- _AIM_
Set down the full listing exactly as given. Any pictures are to be left out.

- _INFORMATION PROVIDED_
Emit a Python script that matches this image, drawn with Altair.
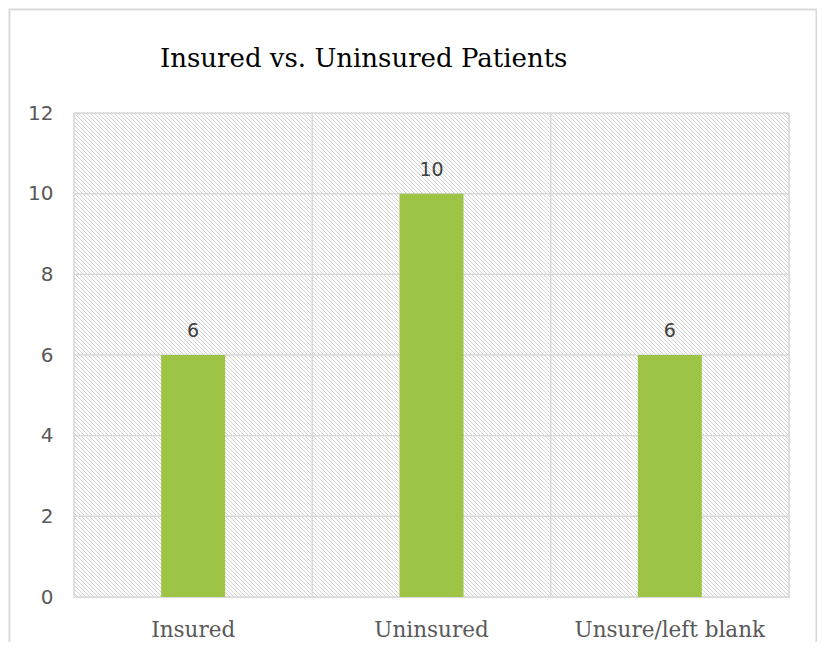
import altair as alt
import pandas as pd

# ---- data ----
categories = ["Insured", "Uninsured", "Unsure/left blank"]
counts = [6, 10, 6]
y_ticks = [0, 2, 4, 6, 8, 10, 12]
title_text = "Insured vs. Uninsured Patients"

W, H = 715, 484

df = pd.DataFrame({"category": categories, "count": counts})
grid_df = pd.DataFrame({"v": y_ticks})
cat_df = pd.DataFrame({"category": categories})
one = pd.DataFrame({"d": [0]})

GRID = "#d9d9d9"

x_axis = alt.Axis(
    title=None, labelAngle=0, domain=False, ticks=False, tickSize=0,
    grid=False, labelPadding=39, labelBaseline="alphabetic", labelLimit=0,
    labelFont="DejaVu Serif", labelFontSize=21.5, labelColor="#595959",
)
x_scale = alt.Scale(paddingInner=0, paddingOuter=0)
x_enc = alt.X("category:N", sort=categories, scale=x_scale, axis=x_axis)

y_scale = alt.Scale(domain=[0, 12], nice=False)
y_axis = alt.Axis(
    title=None, values=y_ticks, domain=False, ticks=False, tickSize=0,
    grid=False, labelPadding=21, labelFont="DejaVu Sans", labelFontSize=20,
    labelColor="#595959",
)

# outer chart frame
frame = alt.Chart(one).mark_rect(
    fill=None, stroke=GRID, strokeWidth=2
).encode(
    x=alt.value(-64.5), x2=alt.value(742.5), y=alt.value(-103.5), y2=alt.value(700)
)

# diagonal hatch of the plot area (pixel space, clipped to the plot rectangle)
hatch = (
    alt.Chart(alt.sequence(start=-H, stop=W, step=4, as_="s"))
    .transform_calculate(
        hx1="max(0, datum.s)",
        hy1="max(0, -datum.s)",
        hx2=f"min({W}, {H} + datum.s)",
        hy2=f"min({H}, {W} - datum.s)",
    )
    .mark_rule(color="#d2d2d2", strokeWidth=1)
    .encode(
        x=alt.X("hx1:Q", scale=None, axis=None),
        y=alt.Y("hy1:Q", scale=None, axis=None),
        x2="hx2:Q",
        y2="hy2:Q",
    )
)

hrules = alt.Chart(grid_df).mark_rule(color=GRID, strokeWidth=1.5).encode(
    y=alt.Y("v:Q", scale=y_scale, axis=y_axis)
)

vrules = alt.Chart(cat_df).mark_rule(color=GRID, strokeWidth=1.5).encode(
    x=alt.X("category:N", sort=categories, bandPosition=0,
            scale=x_scale, axis=x_axis)
)

right_edge = alt.Chart(one).mark_rule(color=GRID, strokeWidth=1.5).encode(
    x=alt.value(W), y=alt.value(0), y2=alt.value(H)
)

bars = alt.Chart(df).mark_bar(color="#9dc444", width=64).encode(
    x=x_enc,
    y=alt.Y("count:Q", scale=y_scale, axis=y_axis),
)

labels = alt.Chart(df).mark_text(
    font="DejaVu Sans", fontSize=19, color="#404040", baseline="alphabetic", dy=-18
).encode(
    x=x_enc,
    y=alt.Y("count:Q", scale=y_scale, axis=y_axis),
    text="count:Q",
)

title = alt.Chart(one).mark_text(
    text=title_text, align="left", baseline="alphabetic",
    font="DejaVu Serif", fontSize=26, color="#000000",
).encode(x=alt.value(86), y=alt.value(-46))

chart = alt.layer(
    frame, hatch, hrules, vrules, right_edge, bars, labels, title
).properties(
    width=W,
    height=H,
    autosize=alt.AutoSizeParams(type="none"),
    padding={"left": 66, "top": 105, "right": 28, "bottom": 45},
).configure_view(stroke=None).configure(background="#ffffff")

chart.save("out.html", embed_options={"renderer": "svg", "actions": False})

- _RESULT OF THE EXERCISE_
Emit a Python script that matches this image, drawn with Altair.
import altair as alt
import pandas as pd

# ---- data ----
categories = ["Insured", "Uninsured", "Unsure/left blank"]
counts = [6, 10, 6]
y_ticks = [0, 2, 4, 6, 8, 10, 12]
title_text = "Insured vs. Uninsured Patients"

W, H = 715, 484

df = pd.DataFrame({"category": categories, "count": counts})
grid_df = pd.DataFrame({"v": y_ticks})
cat_df = pd.DataFrame({"category": categories})
one = pd.DataFrame({"d": [0]})

GRID = "#d9d9d9"

x_axis = alt.Axis(
    title=None, labelAngle=0, domain=False, ticks=False, tickSize=0,
    grid=False, labelPadding=39, labelBaseline="alphabetic", labelLimit=0,
    labelFont="DejaVu Serif", labelFontSize=21.5, labelColor="#595959",
)
x_scale = alt.Scale(paddingInner=0, paddingOuter=0)
x_enc = alt.X("category:N", sort=categories, scale=x_scale, axis=x_axis)

y_scale = alt.Scale(domain=[0, 12], nice=False)
y_axis = alt.Axis(
    title=None, values=y_ticks, domain=False, ticks=False, tickSize=0,
    grid=False, labelPadding=21, labelFont="DejaVu Sans", labelFontSize=20,
    labelColor="#595959",
)

# outer chart frame
frame = alt.Chart(one).mark_rect(
    fill=None, stroke=GRID, strokeWidth=2
).encode(
    x=alt.value(-64.5), x2=alt.value(742.5), y=alt.value(-103.5), y2=alt.value(700)
)

# diagonal hatch of the plot area (pixel space, clipped to the plot rectangle)
hatch = (
    alt.Chart(alt.sequence(start=-H, stop=W, step=4, as_="s"))
    .transform_calculate(
        hx1="max(0, datum.s)",
        hy1="max(0, -datum.s)",
        hx2=f"min({W}, {H} + datum.s)",
        hy2=f"min({H}, {W} - datum.s)",
    )
    .mark_rule(color="#d2d2d2", strokeWidth=1)
    .encode(
        x=alt.X("hx1:Q", scale=None, axis=None),
        y=alt.Y("hy1:Q", scale=None, axis=None),
        x2="hx2:Q",
        y2="hy2:Q",
    )
)

hrules = alt.Chart(grid_df).mark_rule(color=GRID, strokeWidth=1.5).encode(
    y=alt.Y("v:Q", scale=y_scale, axis=y_axis)
)

vrules = alt.Chart(cat_df).mark_rule(color=GRID, strokeWidth=1.5).encode(
    x=alt.X("category:N", sort=categories, bandPosition=0,
            scale=x_scale, axis=x_axis)
)

right_edge = alt.Chart(one).mark_rule(color=GRID, strokeWidth=1.5).encode(
    x=alt.value(W), y=alt.value(0), y2=alt.value(H)
)

bars = alt.Chart(df).mark_bar(color="#9dc444", width=64).encode(
    x=x_enc,
    y=alt.Y("count:Q", scale=y_scale, axis=y_axis),
)

labels = alt.Chart(df).mark_text(
    font="DejaVu Sans", fontSize=19, color="#404040", baseline="alphabetic", dy=-18
).encode(
    x=x_enc,
    y=alt.Y("count:Q", scale=y_scale, axis=y_axis),
    text="count:Q",
)

title = alt.Chart(one).mark_text(
    text=title_text, align="left", baseline="alphabetic",
    font="DejaVu Serif", fontSize=26, color="#000000",
).encode(x=alt.value(86), y=alt.value(-46))

chart = alt.layer(
    frame, hatch, hrules, vrules, right_edge, bars, labels, title
).properties(
    width=W,
    height=H,
    autosize=alt.AutoSizeParams(type="none"),
    padding={"left": 66, "top": 105, "right": 28, "bottom": 45},
).configure_view(stroke=None).configure(background="#ffffff")

chart.save("out.html", embed_options={"renderer": "svg", "actions": False})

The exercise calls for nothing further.